Composer Unsuk Chin
Amazon
"Alice is dreaming. Consumed by curiosity and full of joie de vivre she sets off for a world which it is only possible to enter if one has the right key: imagination. On her way through this dream world she arrives at the house of the White Rabbit, with his waistcoat and his pocket watch, she comes across the hatter, the March hare and the dormouse at the mad tea party and plays croquet with the courtiers of the Queen of Hearts. In the light-hearted tales of the British mathematician and writer Charles L. Dodgson, better known as Lewis Carroll, the philosophical and the nonsensical are closely linked. Generations of young children and people who have remained young at heart have proved his “Alice in Wonderland” (1865) to be a cult book which appeals to all generations worldwide. The Korean composer Unsuk Chin and her North American librettist David Henry Whang (the author of the successful piece “M Butterfly”) also succumbed to the charm and magic of this book. Unsuk Chin has caused quite a sensation in the last few years on an international level with her concert pieces and orchestral works. Her particularly colourful tonal language unites clear structures and expressiveness without detracting from the value of catchy melodies and instrumental virtuosity as means of expression. Light and colour are caught in the music of her compositions and developed into theatrical tonal gestures with a wonderful sense of the humourous. In this production by Achim Freyer, an artist among directors, the multi-layered story „Alice in Wonderland“ has its world premiere as an opera for all generations."
Found HERE
"The music is a mélange of atonal sounds (often recalling Chin's teacher Ligeti) and more traditional harmonic passages. A vast orchestra, spilling out from the pit to surrounding boxes in the theater according to Jens, interweaves myriad colored threads in often unexpected ways.
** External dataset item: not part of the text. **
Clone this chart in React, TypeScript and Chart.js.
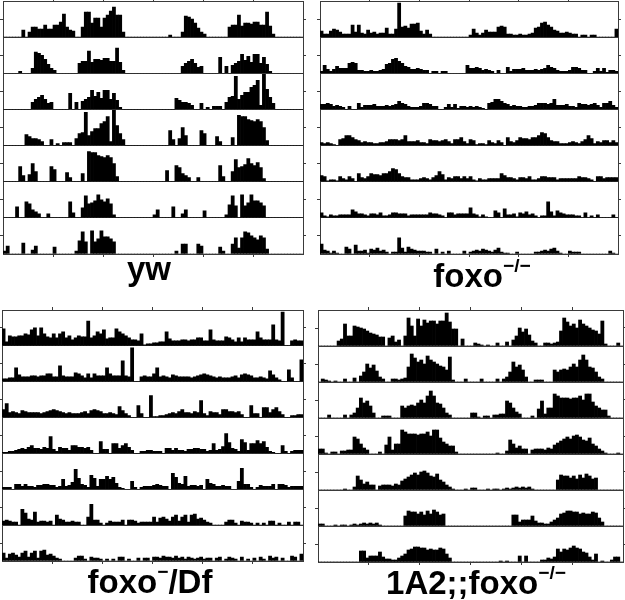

The sonic allusions include, among other things, spectralism, Schoenberg, Stravinsky, and swing. The caterpillar, who speaks his lines through words that flash around him in a circle, plays an extended, bluesy solo on the bass clarinet. It is every bit as surreal and hallucinatory as Lewis Carroll's stories -- written, let us not forget, as an expression of an older minister's odd attraction to and obsession with an 11-year-old girl.
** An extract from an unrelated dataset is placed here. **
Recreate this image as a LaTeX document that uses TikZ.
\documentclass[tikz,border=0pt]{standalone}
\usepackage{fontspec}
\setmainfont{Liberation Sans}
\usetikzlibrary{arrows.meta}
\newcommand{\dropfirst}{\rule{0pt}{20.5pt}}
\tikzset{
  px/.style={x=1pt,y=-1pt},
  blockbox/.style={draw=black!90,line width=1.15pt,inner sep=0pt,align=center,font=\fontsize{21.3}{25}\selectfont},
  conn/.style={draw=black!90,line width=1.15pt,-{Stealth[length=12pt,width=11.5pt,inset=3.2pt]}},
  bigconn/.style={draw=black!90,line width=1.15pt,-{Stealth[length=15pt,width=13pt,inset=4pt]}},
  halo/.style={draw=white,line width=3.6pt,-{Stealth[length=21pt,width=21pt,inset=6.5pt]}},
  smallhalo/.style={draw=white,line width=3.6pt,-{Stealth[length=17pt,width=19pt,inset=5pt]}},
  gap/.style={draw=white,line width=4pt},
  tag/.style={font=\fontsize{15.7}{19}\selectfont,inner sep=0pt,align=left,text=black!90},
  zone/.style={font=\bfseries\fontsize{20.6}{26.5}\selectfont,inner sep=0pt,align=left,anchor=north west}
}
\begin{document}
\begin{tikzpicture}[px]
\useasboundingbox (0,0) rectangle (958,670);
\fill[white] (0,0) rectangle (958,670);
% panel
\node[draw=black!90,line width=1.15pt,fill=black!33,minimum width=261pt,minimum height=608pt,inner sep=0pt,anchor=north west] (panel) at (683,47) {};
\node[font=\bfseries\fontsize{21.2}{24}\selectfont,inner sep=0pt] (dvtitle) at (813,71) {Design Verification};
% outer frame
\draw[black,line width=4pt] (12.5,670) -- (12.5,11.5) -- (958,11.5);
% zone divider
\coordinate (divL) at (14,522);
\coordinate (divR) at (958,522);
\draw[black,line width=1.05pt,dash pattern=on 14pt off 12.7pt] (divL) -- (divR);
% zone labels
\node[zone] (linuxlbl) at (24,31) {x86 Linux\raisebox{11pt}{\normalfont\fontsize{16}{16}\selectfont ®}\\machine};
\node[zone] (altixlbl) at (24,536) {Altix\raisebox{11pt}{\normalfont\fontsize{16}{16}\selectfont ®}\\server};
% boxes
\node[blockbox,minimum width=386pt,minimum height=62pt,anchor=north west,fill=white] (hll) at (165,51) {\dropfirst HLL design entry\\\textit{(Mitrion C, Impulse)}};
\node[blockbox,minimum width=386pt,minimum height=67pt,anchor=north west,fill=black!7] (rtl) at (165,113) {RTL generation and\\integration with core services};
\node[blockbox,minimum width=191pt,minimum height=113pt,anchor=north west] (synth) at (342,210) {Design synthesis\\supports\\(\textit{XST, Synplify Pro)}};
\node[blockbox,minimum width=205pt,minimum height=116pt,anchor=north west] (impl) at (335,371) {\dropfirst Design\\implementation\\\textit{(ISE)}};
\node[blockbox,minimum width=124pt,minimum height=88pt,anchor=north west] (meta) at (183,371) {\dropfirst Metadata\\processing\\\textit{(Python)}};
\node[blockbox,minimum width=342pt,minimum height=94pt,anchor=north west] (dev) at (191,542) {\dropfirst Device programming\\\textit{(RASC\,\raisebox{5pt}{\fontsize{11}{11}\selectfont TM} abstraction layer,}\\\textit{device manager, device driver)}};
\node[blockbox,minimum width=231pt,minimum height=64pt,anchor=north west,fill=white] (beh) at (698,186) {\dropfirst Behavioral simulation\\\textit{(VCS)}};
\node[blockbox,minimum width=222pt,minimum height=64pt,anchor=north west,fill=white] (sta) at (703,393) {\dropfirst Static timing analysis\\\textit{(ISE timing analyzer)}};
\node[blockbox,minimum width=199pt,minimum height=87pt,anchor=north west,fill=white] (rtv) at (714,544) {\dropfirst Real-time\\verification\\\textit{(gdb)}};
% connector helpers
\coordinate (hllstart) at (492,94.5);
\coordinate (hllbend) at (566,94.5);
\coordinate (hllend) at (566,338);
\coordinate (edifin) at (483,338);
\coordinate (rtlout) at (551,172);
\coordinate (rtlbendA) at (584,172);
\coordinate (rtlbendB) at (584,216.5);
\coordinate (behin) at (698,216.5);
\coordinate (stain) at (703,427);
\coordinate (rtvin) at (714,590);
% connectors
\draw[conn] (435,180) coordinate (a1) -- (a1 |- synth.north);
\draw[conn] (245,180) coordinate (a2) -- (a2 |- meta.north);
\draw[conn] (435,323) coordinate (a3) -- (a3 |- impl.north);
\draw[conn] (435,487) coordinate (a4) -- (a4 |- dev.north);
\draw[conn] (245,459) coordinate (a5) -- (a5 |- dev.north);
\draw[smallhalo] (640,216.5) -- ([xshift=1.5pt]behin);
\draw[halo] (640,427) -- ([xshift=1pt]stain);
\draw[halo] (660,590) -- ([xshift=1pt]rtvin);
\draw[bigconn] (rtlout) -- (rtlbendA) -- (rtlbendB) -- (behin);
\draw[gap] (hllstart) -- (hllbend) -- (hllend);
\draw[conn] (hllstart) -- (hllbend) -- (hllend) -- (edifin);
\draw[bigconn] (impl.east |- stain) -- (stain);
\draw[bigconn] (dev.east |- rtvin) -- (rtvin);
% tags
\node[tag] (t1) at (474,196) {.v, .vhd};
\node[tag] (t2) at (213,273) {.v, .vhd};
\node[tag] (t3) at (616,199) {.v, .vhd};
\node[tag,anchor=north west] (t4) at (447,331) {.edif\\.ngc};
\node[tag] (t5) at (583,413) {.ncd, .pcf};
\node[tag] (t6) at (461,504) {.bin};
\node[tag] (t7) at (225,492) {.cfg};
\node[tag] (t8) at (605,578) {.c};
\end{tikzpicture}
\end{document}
Even more striking, if possible, is the stylish, outlandish staging directed and designed by Achim Freyer. It is abstract, with characters relating to one another indirectly, from separate parts of the geometrically divided set. The stage is mostly a dark background for the colorful masks worn by some characters and the otherworldly puppets, all created by Nina Weitzner, with influences from schizophrenic artists and other Art Brut styles. Some of the strangest images are seen at the open and close of the opera, where Chin and her librettist, David Henry Hwang, altered Carroll's story.
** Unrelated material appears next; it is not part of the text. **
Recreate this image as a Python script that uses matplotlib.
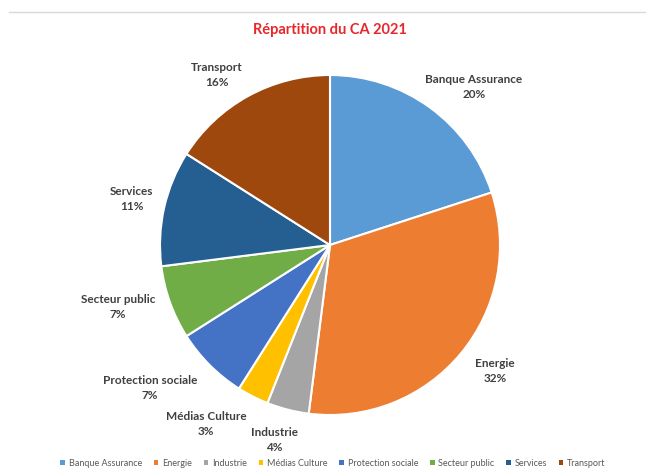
"""
Camembert : répartition du CA 2021 par secteur
"""

import matplotlib
matplotlib.use("Agg")
import matplotlib.pyplot as plt
from matplotlib.patches import Patch
from matplotlib.lines import Line2D

# données
secteurs = ['Banque Assurance', 'Energie', 'Industrie', 'Médias Culture',
            'Protection sociale', 'Secteur public', 'Services', 'Transport']
parts = [20, 32, 4, 3, 7, 7, 11, 16]
couleurs = ['#5B9BD5', '#ED7D31', '#A5A5A5', '#FFC000',
            '#4472C4', '#70AD47', '#255E91', '#9E480E']

# position des étiquettes (pixels de la figure, x / y depuis le haut)
label_px = [(474, 87), (495, 371), (274, 440), (206, 424),
            (150, 388), (118, 307), (132, 199), (217, 75)]

W, H = 648, 473
CX, CY, R = 330, 245, 170

plt.rcParams['font.family'] = ['Lato', 'DejaVu Sans']

fig = plt.figure(figsize=(W / 100, H / 100), dpi=100)
ax = fig.add_axes([0, 0, 1, 1])

wedges, _ = ax.pie(parts, colors=couleurs, startangle=90, counterclock=False,
                   wedgeprops=dict(edgecolor='white', linewidth=1.5))

ax.set_xlim(-CX / R, (W - CX) / R)
ax.set_ylim((CY - H) / R, CY / R)

for name, val, (px, py) in zip(secteurs, parts, label_px):
    ax.text((px - CX) / R, (CY - py) / R, f"{name}\n{val}%",
            ha='center', va='center', fontsize=8.5, fontweight='bold',
            color='#404040', linespacing=1.5)

# titre
fig.text(CX / W, 1 - 30 / H, "Répartition du CA 2021", ha='center', va='center',
         fontsize=10.5, fontweight='bold', color='#E8262B')

# bordure du cadre (haut)
fig.add_artist(Line2D([9 / W, 645 / W], [1 - 12 / H, 1 - 12 / H],
                      color='#D9D9D9', linewidth=1))

handles = [Patch(facecolor=c, edgecolor='none') for c in couleurs]
fig.legend(handles, secteurs, loc='center', bbox_to_anchor=(333 / W, 1 - 463 / H),
           ncol=8, frameon=False, fontsize=6.5, handlelength=0.5, handleheight=0.5,
           handletextpad=0.4, columnspacing=1.33, labelcolor='#595959')

fig.savefig("out.png", dpi=100)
Alice does not come from and exit to 19th-century England: she visits Wonderland by way of the composer's own dreams. Before Alice falls through a hole to get to Wonderland, she is menaced by two men, portrayed by large-headed puppets with phallic noses. At the end of the opera, an invisible man tells Alice to plant seeds in the dead, hard ground. When she does so, flowers sprout up and a bright light fills the stage. Sally Matthews is a piercing, girlish Alice, remarkably singing through the oversized mask for most of the opera. Other fine singing comes from countertenor Andrew Watts (White Rabbit), Piia Komsi (Cheshire Cat), and the redoubtable Gwyneth Jones (Queen of Hearts)."